As much as I’d like to remember it as a beautiful and peaceful time, when all the craziness of our hectic days gives way to a calming and intentional evening … that’s just not how it is. It’s much more fraught than that: there are the protestations, the procrastinations, the shoddy excuses for teeth-brushing, the insistence on one more chapter of a book or one more episode of a TV show, the pleading for a bedtime story and the subsequent fits of rage when demands for story aren’t acquiesced to, and countless other obstruction and distraction techniques … that, quite frankly, sometimes - even often - make bedtime a bit of a, well, nightmare.

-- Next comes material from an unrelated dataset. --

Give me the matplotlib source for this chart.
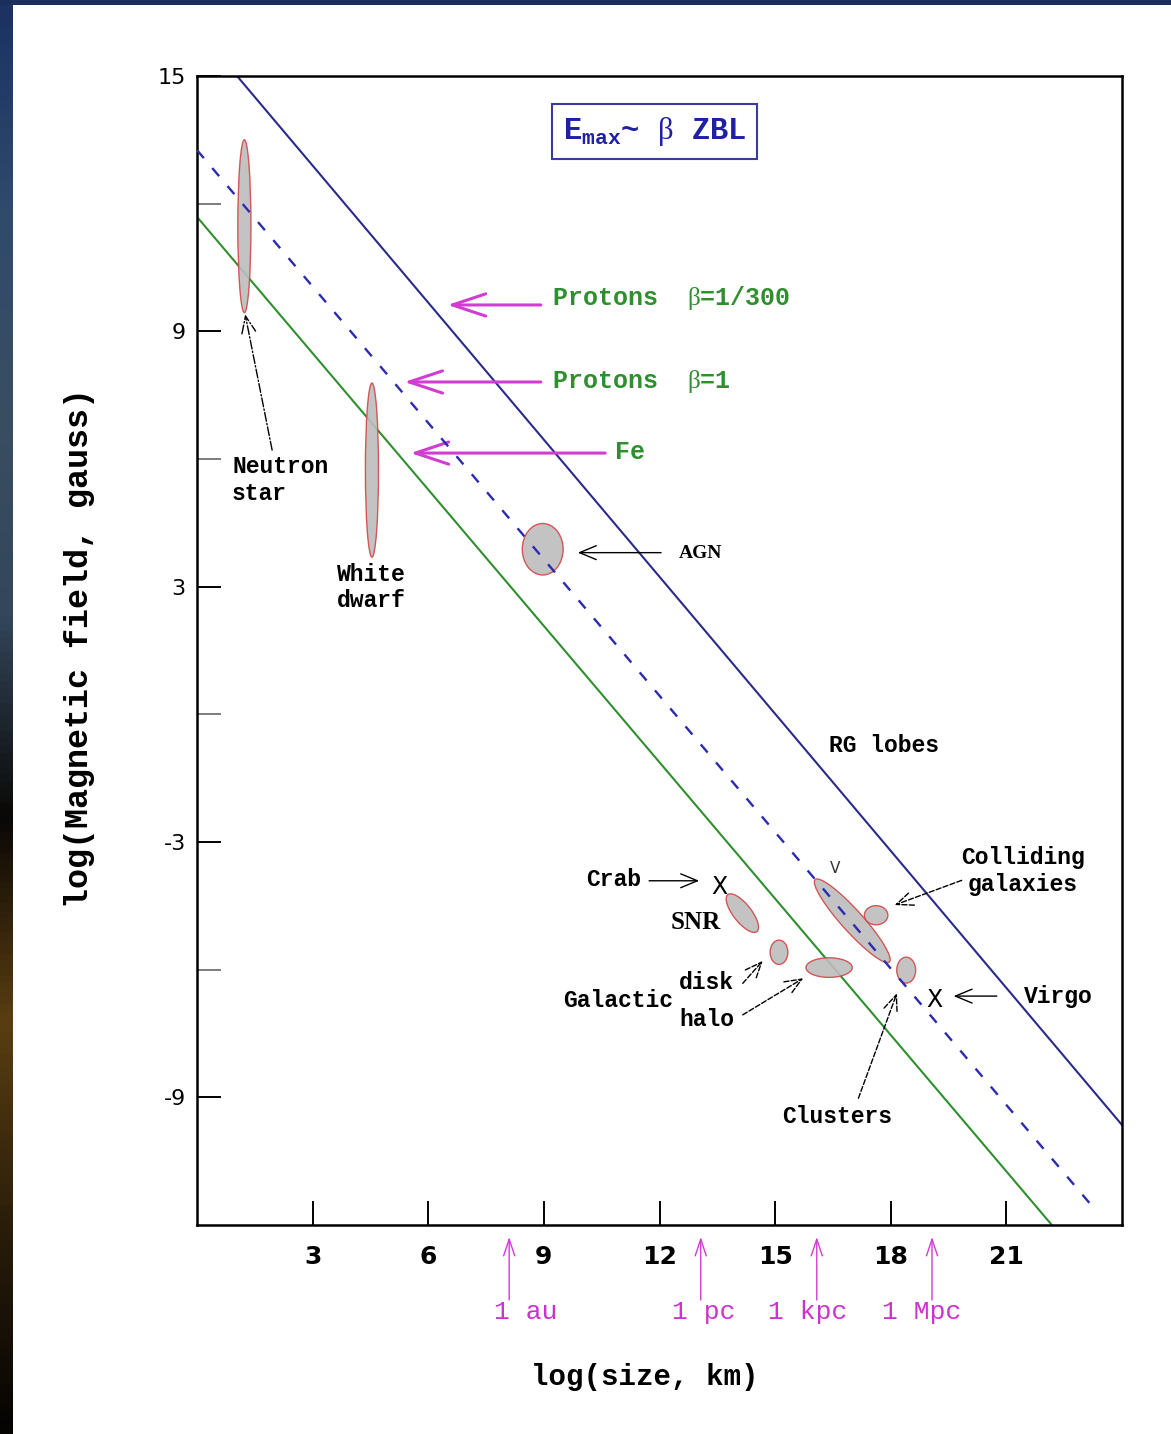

Then, on top of the sometimes-challengeng events themselves, are the expectations of what an ideal bedtime should be like: shouldn’t I really be looking forward to and appreciating it? … versus the reality of the situation and the fact that I just want to put it behind me so I can lie in bed and stare mindlessly at my phone, or the wall, or Season 2 of Lost … and you can see how that just compounds the whole fraught nature of bedtime.
Regardless of whether these challenges are idiosyncratic to me and my family, your kid’s bedtime routine is still one worth capturing. (I’m sure I’ll miss it when they lock themselves in their separate rooms with their iPhone 23(-ish ) and I won’t know if they decide to go to bed or stay up all night.). So for now, I write about it. What does the timeline look like? What are the activities you do together? What and how do they protest? What are their unique little quirks that make bedtime fun or annoying-as-heck or both? What do you do when it’s all over, they’re finally in bed and you might finally have some non-work-non-kid time to yourself?